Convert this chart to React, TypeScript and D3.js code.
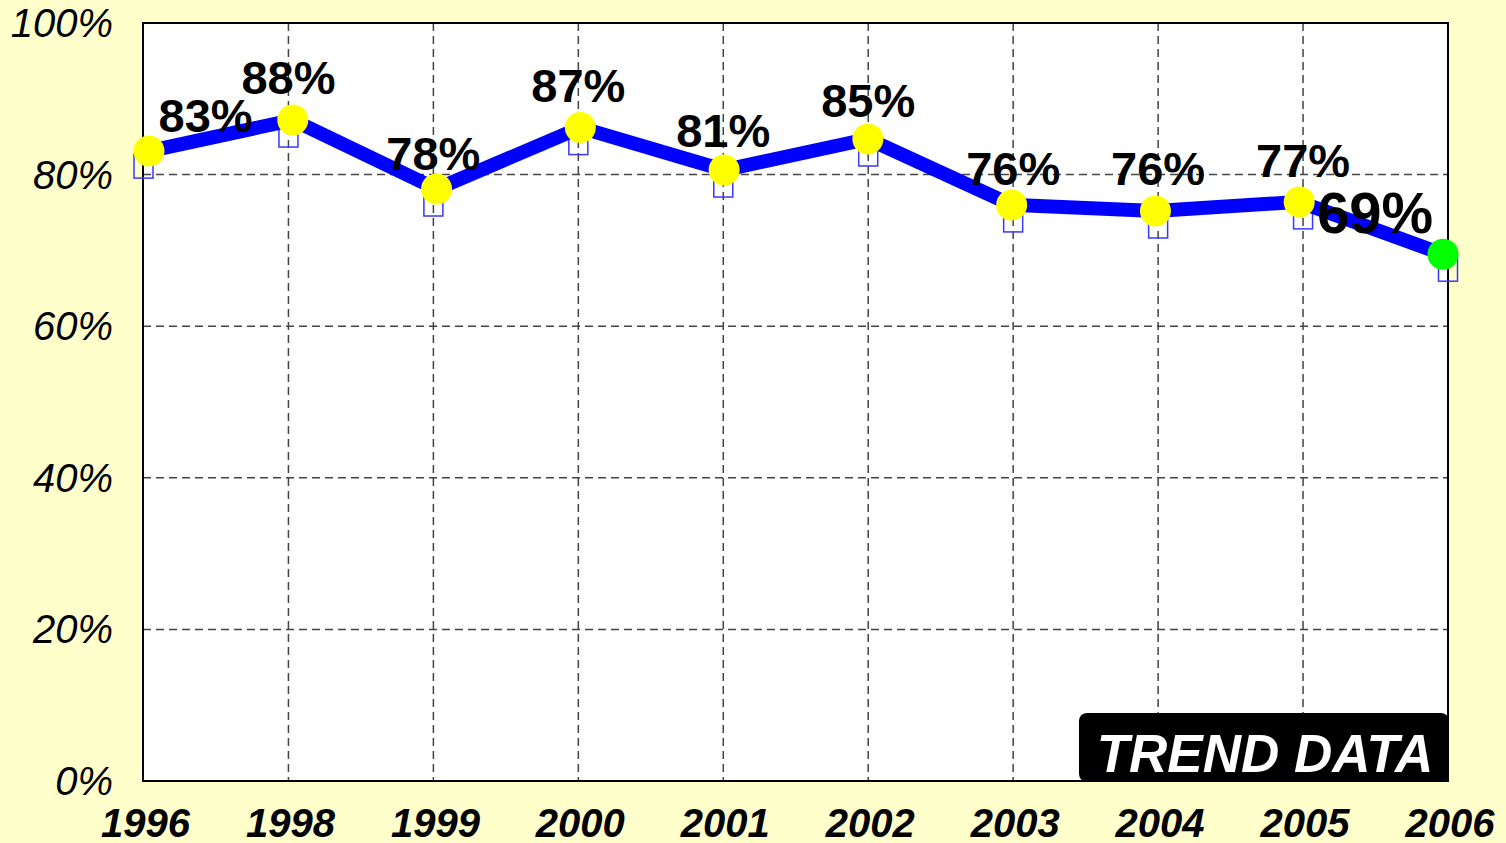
--
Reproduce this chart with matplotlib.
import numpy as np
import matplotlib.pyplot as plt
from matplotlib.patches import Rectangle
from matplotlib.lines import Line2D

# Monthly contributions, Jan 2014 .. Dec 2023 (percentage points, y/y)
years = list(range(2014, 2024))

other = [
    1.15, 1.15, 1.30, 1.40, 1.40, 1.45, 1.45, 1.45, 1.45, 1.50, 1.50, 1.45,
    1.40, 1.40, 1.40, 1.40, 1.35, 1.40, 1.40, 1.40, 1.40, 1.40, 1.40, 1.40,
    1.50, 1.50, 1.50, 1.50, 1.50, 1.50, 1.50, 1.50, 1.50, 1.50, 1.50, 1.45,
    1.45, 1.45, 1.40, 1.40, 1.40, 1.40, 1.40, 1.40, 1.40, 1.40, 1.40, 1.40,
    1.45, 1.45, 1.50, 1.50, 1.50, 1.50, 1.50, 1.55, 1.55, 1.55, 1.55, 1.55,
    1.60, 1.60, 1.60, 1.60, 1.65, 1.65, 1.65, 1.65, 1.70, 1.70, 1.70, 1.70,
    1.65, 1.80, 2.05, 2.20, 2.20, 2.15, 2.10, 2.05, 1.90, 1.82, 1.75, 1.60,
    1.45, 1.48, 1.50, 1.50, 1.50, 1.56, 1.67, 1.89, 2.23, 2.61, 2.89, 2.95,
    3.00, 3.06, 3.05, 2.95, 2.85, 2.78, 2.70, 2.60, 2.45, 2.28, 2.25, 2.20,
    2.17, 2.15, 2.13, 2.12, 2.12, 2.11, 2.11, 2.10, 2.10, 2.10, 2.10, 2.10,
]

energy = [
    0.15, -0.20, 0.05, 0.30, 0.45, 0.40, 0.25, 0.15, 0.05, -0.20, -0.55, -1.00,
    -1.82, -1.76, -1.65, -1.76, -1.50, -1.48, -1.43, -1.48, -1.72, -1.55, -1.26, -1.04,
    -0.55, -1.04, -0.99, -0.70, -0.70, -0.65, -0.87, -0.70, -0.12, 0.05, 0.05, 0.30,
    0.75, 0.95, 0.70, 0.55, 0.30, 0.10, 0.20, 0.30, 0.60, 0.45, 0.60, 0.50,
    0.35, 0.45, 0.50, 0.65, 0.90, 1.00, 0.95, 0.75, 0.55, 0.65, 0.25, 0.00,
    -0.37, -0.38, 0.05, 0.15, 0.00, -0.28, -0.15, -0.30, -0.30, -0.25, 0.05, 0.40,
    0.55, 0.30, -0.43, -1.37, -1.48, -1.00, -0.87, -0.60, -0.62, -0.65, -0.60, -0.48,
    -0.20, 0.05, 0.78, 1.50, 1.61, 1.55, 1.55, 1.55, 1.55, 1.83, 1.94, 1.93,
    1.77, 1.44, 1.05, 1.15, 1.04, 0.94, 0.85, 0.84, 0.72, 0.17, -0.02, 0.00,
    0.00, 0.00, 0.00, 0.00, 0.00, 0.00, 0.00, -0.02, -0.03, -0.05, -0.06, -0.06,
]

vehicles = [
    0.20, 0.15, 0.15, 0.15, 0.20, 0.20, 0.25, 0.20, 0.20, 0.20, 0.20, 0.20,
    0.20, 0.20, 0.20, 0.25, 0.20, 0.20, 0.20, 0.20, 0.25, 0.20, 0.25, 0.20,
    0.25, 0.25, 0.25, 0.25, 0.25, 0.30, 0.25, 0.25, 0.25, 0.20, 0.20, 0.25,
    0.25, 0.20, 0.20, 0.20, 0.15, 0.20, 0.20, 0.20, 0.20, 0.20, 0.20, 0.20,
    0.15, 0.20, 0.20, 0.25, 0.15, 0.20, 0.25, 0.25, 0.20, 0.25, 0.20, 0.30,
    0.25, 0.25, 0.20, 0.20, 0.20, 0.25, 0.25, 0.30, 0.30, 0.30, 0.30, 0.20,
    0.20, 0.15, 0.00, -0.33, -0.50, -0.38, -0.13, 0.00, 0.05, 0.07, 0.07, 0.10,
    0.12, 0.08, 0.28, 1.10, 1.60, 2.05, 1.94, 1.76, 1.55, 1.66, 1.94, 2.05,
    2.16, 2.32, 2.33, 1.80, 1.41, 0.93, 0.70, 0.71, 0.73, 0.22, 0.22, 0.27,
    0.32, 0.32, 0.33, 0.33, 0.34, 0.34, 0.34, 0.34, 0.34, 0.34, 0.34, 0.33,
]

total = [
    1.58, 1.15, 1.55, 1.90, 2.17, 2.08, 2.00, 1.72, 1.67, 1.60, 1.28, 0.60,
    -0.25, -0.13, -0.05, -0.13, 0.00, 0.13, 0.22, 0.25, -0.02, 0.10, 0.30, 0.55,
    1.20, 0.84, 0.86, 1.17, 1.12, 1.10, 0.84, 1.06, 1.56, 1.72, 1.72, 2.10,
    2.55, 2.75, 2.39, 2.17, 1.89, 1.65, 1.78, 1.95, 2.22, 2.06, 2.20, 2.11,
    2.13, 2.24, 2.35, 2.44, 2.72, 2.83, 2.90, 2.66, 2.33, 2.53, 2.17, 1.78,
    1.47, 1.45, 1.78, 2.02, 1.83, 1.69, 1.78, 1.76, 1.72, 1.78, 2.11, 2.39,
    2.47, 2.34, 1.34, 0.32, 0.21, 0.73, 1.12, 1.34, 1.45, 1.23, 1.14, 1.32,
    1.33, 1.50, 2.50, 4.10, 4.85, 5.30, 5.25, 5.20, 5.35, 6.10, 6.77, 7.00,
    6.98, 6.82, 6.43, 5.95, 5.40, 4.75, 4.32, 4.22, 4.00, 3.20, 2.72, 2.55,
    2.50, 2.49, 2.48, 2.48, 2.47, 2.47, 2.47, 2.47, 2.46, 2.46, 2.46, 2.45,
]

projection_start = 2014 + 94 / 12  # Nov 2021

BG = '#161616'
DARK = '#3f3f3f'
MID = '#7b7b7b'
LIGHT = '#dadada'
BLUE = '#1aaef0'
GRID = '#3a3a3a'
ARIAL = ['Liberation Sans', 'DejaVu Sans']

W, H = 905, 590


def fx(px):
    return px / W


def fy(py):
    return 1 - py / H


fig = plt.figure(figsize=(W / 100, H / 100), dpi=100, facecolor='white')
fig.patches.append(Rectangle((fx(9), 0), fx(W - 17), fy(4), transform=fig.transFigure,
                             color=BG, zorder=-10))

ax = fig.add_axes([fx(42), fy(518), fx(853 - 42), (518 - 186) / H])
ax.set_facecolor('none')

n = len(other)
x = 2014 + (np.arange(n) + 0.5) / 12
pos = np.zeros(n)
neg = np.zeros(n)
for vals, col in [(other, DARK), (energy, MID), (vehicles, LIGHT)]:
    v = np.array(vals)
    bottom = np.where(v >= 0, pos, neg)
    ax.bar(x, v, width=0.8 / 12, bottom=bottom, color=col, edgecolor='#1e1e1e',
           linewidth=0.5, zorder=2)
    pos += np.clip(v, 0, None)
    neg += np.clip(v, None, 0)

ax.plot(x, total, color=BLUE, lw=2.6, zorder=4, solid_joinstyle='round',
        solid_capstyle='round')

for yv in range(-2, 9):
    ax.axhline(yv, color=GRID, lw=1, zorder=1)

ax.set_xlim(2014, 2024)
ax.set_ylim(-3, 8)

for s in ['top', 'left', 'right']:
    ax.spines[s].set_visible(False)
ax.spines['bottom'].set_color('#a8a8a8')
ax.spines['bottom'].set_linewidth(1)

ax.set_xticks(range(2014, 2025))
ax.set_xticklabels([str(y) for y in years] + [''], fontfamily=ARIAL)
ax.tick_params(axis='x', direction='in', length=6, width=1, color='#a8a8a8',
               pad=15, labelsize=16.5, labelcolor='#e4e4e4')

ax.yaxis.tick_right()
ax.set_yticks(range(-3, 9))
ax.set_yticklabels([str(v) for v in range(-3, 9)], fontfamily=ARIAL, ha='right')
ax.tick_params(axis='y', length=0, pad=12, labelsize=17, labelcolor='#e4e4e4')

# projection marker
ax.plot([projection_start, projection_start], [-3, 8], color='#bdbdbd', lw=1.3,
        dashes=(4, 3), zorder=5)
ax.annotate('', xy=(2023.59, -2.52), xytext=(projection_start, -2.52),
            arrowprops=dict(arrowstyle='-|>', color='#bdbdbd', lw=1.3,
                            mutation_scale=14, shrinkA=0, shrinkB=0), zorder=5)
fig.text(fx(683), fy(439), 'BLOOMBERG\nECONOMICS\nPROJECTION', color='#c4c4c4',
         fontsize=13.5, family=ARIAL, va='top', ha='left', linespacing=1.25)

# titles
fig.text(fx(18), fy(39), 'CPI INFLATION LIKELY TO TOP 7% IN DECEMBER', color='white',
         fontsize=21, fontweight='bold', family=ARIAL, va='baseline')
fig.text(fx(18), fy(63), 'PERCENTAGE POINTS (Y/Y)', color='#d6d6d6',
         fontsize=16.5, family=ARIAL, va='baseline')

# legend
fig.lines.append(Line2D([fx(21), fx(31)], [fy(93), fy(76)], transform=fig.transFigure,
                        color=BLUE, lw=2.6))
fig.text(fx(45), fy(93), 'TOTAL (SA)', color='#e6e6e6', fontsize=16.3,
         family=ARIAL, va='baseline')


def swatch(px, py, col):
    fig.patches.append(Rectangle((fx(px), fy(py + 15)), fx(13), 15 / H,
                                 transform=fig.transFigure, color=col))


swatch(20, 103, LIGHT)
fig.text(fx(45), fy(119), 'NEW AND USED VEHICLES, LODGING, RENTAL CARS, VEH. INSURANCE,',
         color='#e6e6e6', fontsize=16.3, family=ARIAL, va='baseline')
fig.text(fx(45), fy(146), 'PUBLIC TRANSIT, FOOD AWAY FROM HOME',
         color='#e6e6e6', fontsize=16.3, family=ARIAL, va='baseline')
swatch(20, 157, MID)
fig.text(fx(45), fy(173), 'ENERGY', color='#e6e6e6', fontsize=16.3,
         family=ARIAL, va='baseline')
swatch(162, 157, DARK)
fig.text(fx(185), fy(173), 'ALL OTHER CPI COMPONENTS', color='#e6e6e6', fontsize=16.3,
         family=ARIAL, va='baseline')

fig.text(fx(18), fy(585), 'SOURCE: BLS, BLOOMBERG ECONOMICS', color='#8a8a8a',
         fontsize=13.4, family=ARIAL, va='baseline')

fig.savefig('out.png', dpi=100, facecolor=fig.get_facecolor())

Directive → Everything from the line with "Reproduce this chart with matplotlib." through the line with "years = list(range(2014, 2024))", both ends included, should be repeated exactly; nothing else should appear.

Exercise solution →
Reproduce this chart with matplotlib.
import numpy as np
import matplotlib.pyplot as plt
from matplotlib.patches import Rectangle
from matplotlib.lines import Line2D

# Monthly contributions, Jan 2014 .. Dec 2023 (percentage points, y/y)
years = list(range(2014, 2024))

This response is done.